You are viewing a plain text version of this content. The canonical link for it is here.

Posted to dev@calcite.apache.org by Γιώργος Θεοδωράκης <gi...@gmail.com> on 2016/09/17 15:08:27 UTC

Query optimization by using Rules

Hi,

I am trying to create a basic planner that enforces rules on simple
queries. At the moment I have created a planner from the examples (and
samza-sql integration I found online) and used HepPlanner for testing some
rules. My question is which form should my test data be? I am using
something like JdbcTest.HrSchema()  right now and I am wondering if I
should create Tables that implement Scannable and Filterable in order to
implement optimizations.

Thanks,
George

Re: Query optimization by using Rules

Posted by Γιώργος Θεοδωράκης <gi...@gmail.com>.

Thank you for the quick response Julian,

I am interested mainly in logical transformation rules. I try to create an
optimized logical plan and transform it in a physical one in my engine. The
engine is streaming and uses ByteBuffers, and I am wondering if it is
possible to optimize simple queries with the following procedure:

1)create a calcite schema that my engine uses without using all the input
data. My calcite schema would have only dummy data that are a small
percentage of real data!! =>
2)validate the query and enforce logical rules to improve the logical plan
=>
3)transform this logical plan to physical in my engine

As I have seen in some of our examples, the optimizations use metadata.
However, my engine is simplified in terms of operators, as it only has one
join and some of the key operators(aggregate,filter,project,expressions). I
am not very experienced in query optimization logic and my question is if I
use dummy data, my results would be wrong because of false metadata? Should
I create an adapter like csv for the ByteBuffers that get the streaming
data (if possible?)  ?

Thanks for your time,
George

2016-09-17 19:27 GMT+03:00 Julian Hyde <jh...@apache.org>:

> The form of your test data depends on the kind of rules you are writing.
> If you are aiming to push down a lot of operations down to a particular
> engine (e.g. Druid can handle everything except Join) then you should run
> on that engine. If you are interested mainly in logical transformation
> rules then the capabilities of the engine are less important and you could
> run on say the Csv adapter. For convenience & familiarity I use JDBC_SCOTT,
> and if I want a larger data set with a rich model I use JDBC_FOODMART.
>
> Lastly, if you are writing unit tests for correctness of the rules, and
> don’t want to execute queries, create a sub-class of RelOptRulesTest.
>
> Julian
>
>
> > On Sep 17, 2016, at 8:08 AM, Γιώργος Θεοδωράκης <gi...@gmail.com>
> wrote:
> >
> > Hi,
> >
> > I am trying to create a basic planner that enforces rules on simple
> > queries. At the moment I have created a planner from the examples (and
> > samza-sql integration I found online) and used HepPlanner for testing
> some
> > rules. My question is which form should my test data be? I am using
> > something like JdbcTest.HrSchema()  right now and I am wondering if I
> > should create Tables that implement Scannable and Filterable in order to
> > implement optimizations.
> >
> > Thanks,
> > George
>
>

Re: Query optimization by using Rules

Posted by Julian Hyde <jh...@apache.org>.

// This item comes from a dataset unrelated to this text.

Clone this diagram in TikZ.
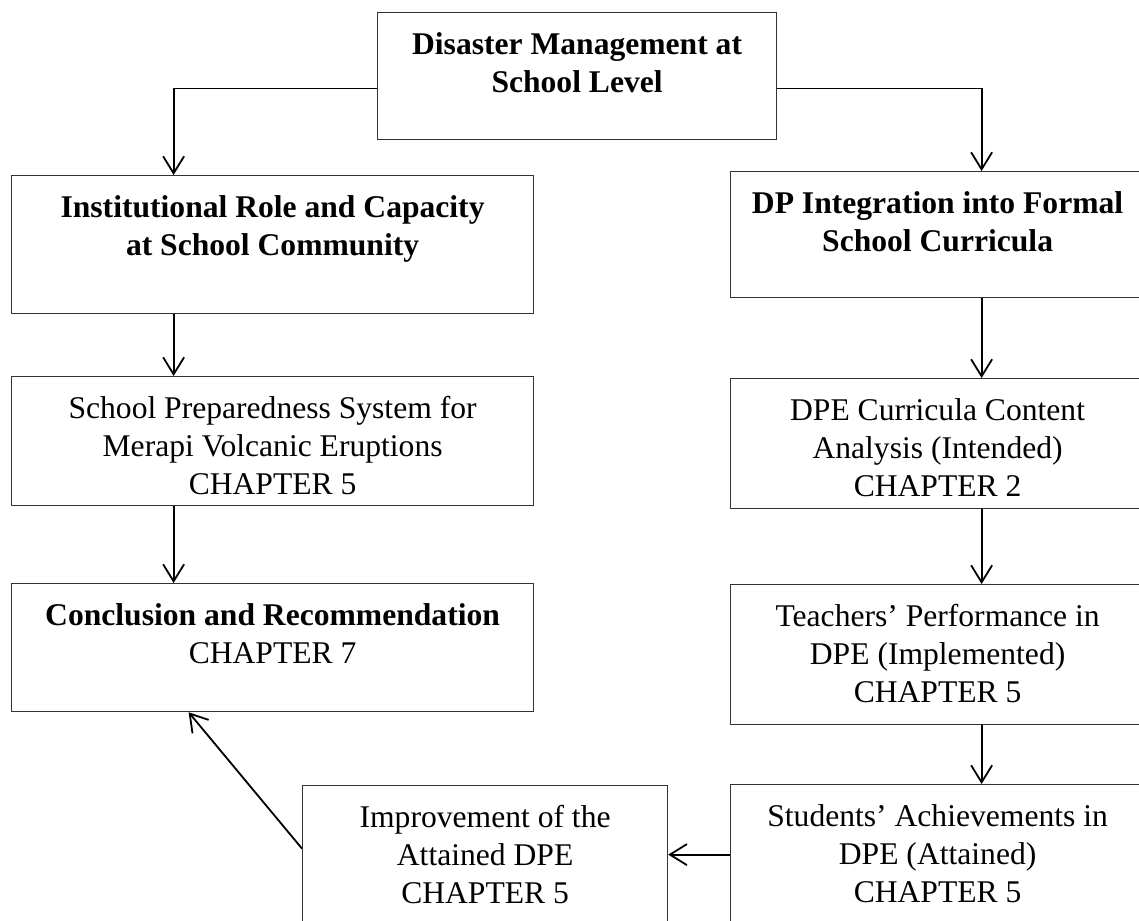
\documentclass[tikz,border=0pt]{standalone}
\usepackage{fontspec}
\setmainfont{Liberation Serif}
\usetikzlibrary{arrows.meta}
\newcommand{\boxtext}[3]{\parbox[c][#2][t]{#1}{\centering\rule{0pt}{21pt}#3}}

\begin{document}
\begin{tikzpicture}[x=.5pt,y=-.5pt,>={Straight Barb[length=8.5pt,width=10.5pt]},
	blk/.style={draw=black!80,line width=.6pt,anchor=north west,inner sep=0pt,font=\fontsize{15.8}{19}\selectfont},
	arr/.style={->,line width=.9pt}]
	\clip (0,0) rectangle (1139,920);
	% boxes
	\node[blk] (top) at (377,12) {\boxtext{199.5pt}{63.5pt}{\textbf{Disaster Management at\\School Level}}};
	\node[blk] (role) at (11,175) {\boxtext{261pt}{69pt}{\textbf{Institutional Role and Capacity\\at School Community}}};
	\node[blk] (integ) at (730,171) {\boxtext{207pt}{63pt}{\textbf{DP Integration into Formal\\School Curricula}}};
	\node[blk] (prep) at (11,376) {\boxtext{261pt}{64.5pt}{School Preparedness System for\\Merapi Volcanic Eruptions\\CHAPTER 5}};
	\node[blk] (intended) at (730,378) {\boxtext{207pt}{65pt}{DPE Curricula Content\\Analysis (Intended)\\CHAPTER 2}};
	\node[blk] (concl) at (11,583) {\boxtext{261pt}{64pt}{\textbf{Conclusion and Recommendation}\\CHAPTER 7}};
	\node[blk] (implem) at (730,584) {\boxtext{207pt}{70pt}{Teachers' Performance in\\DPE (Implemented)\\CHAPTER 5}};
	\node[blk] (improve) at (302,785) {\boxtext{182.5pt}{80pt}{Improvement of the\\Attained DPE\\CHAPTER 5}};
	\node[blk] (attain) at (730,784) {\boxtext{207pt}{80pt}{Students' Achievements in\\DPE (Attained)\\CHAPTER 5}};
	% connectors
	\draw[arr] ([yshift=-6.25pt]top.west) -| ([xshift=-49.5pt]role.north);
	\draw[arr] ([yshift=-6.25pt]top.east) -| ([xshift=22pt]integ.north);
	\draw[arr] ([xshift=-49.5pt]role.south) -- ([xshift=-49.5pt]prep.north);
	\draw[arr] ([xshift=-49.5pt]prep.south) -- ([xshift=-49.5pt]concl.north);
	\draw[arr] ([xshift=22pt]integ.south) -- ([xshift=22pt]intended.north);
	\draw[arr] ([xshift=22pt]intended.south) -- ([xshift=22pt]implem.north);
	\draw[arr] ([xshift=22pt]implem.south) -- ([xshift=22pt]attain.north);
	\draw[arr] ([yshift=5pt]attain.west) -- ([yshift=5pt]attain.west -| improve.east);
	\draw[arr] ([yshift=8.5pt]improve.west) -- ([xshift=-42pt]concl.south);
\end{tikzpicture}
\end{document}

The form of your test data depends on the kind of rules you are writing. If you are aiming to push down a lot of operations down to a particular engine (e.g. Druid can handle everything except Join) then you should run on that engine. If you are interested mainly in logical transformation rules then the capabilities of the engine are less important and you could run on say the Csv adapter. For convenience & familiarity I use JDBC_SCOTT, and if I want a larger data set with a rich model I use JDBC_FOODMART.

Lastly, if you are writing unit tests for correctness of the rules, and don’t want to execute queries, create a sub-class of RelOptRulesTest.

Julian

> On Sep 17, 2016, at 8:08 AM, Γιώργος Θεοδωράκης <gi...@gmail.com> wrote:
> 
> Hi,
> 
> I am trying to create a basic planner that enforces rules on simple
> queries. At the moment I have created a planner from the examples (and
> samza-sql integration I found online) and used HepPlanner for testing some
> rules. My question is which form should my test data be? I am using
> something like JdbcTest.HrSchema()  right now and I am wondering if I
> should create Tables that implement Scannable and Filterable in order to
> implement optimizations.
> 
> Thanks,
> George